Javier Niño's 'Allegory' has been installed in the Puerto Vallarta International Airport and will be presented to the public on December 14th at 5 pm.

Puerto Vallarta, Mexico - Javier Niño is recognized as today’s most significant artist in Puerto Vallarta. He is the current leader of the particular naïf style initiated by Manuel Lepe which provides artistic identity to Puerto Vallarta.

His exquisite work represents the rich natural beauty of this wonderful town. Beyond the aesthetic achievements his work portrays and describes, with a deep and distinctive sense of expression, the wildlife, legends and stories from this region.

For decades Vallarta has been promoted beyond its borders through the art of Javier Niño. The artist has created murals in Santa Barbara, California, and Highland Park, Illinois. In the late 70’s, his first exhibition of Art Vallarta beyond its borders was held in Marina del Rey, California. At the same time, he ultimately contributed to the opening of new spaces dedicated to the exhibition of visual arts. He instituted the first painting workshop on River Cuale Island in PV.

The most recent mural work by Javier Niño, “Allegory,” from the Gail and Frank Rudin Collection, has been installed in the Puerto Vallarta International Airport and will be presented to the public on December 14th at 5 pm.

This mural set consists of five 1.86 x 2.0 meter panels, acrylic on canvas, that hold among them great compositional and thematic unity, harmoniously blending elements and characters that are characteristics of Javier Niño’s Vallarta art work, along with newly incorporated elements of realistic expression and even abstractions and forms of contemporary representation.

Panel I. Fine Arts
Architecture, sculpture, painting, literature, dance, music and film; all serve as the mural's beginning narrative, featuring the eternally feminine figure of a woman. She is attracting a dove as it descends from the heights to her hand. The woman symbolizes beauty, sensibility and the origin of the arts. The dove represents divine inspiration.

Panel II. The Night of the Iguana. Liz Taylor and Richard Burton
The 1963 Oscar winning film, The Night of the Iguana, made in Puerto Vallarta with two of Hollywood's most famous stars, Elizabeth Taylor and Richard Burton, brought world fame to this beautiful town. The sculpture, "El Caballito," located on the Malecon, is one of the recognizable icons here.

Panel III. Piedra del Sol
The Piedra del Sol represents the Aztec Cosmology. The Eagle devouring the snake is the major Mexican symbol. The Eagle represents the spirit and the snake the adversity. The spirit in dominion of adversity.

Panel IV. The Mexicanity
Depicted here is the fusion of the Aztec and Spanish cultures that gave rise to the Mexican. The horse, brought to the Americas for the Spaniards, along with the jaguars and mermaid surrounded by fish, all allude to the rich local flora, fauna and wildlife.
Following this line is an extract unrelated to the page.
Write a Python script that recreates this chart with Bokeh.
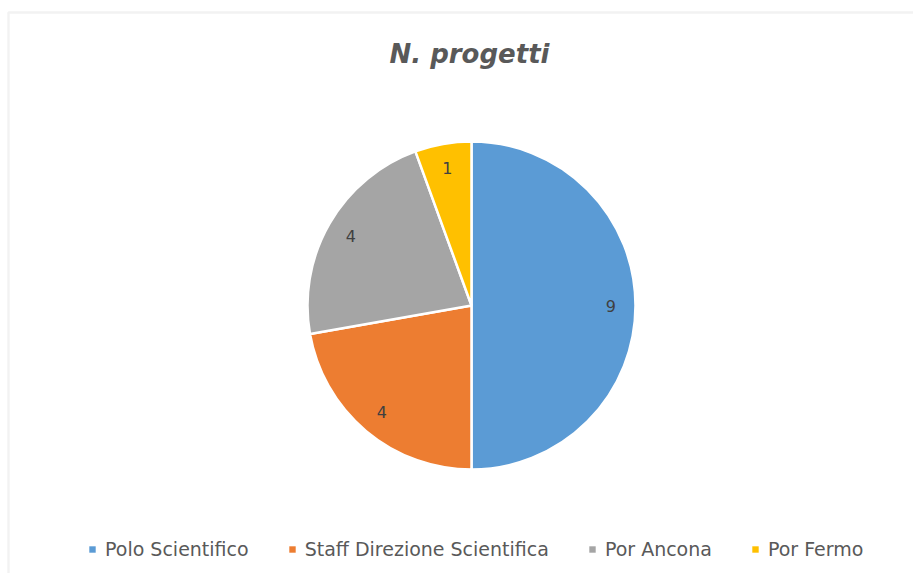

Panel V. Pirate. Goddess Mayahuel. Airplane. The Man
Seen here are the Pirates in the Bay of who were attracted by ships and valuable cargo coming from Asia during the sixteenth century. Mayahuel is the Mexican goddess of the maguey plant from which Tequila is made; depicted also is the first plane to arrive in Puerto Vallarta, piloted in 1931 by Charles Bagham, and the man figure closing the mural's narrative represents the eternal masculine origin of humanity and wisdom.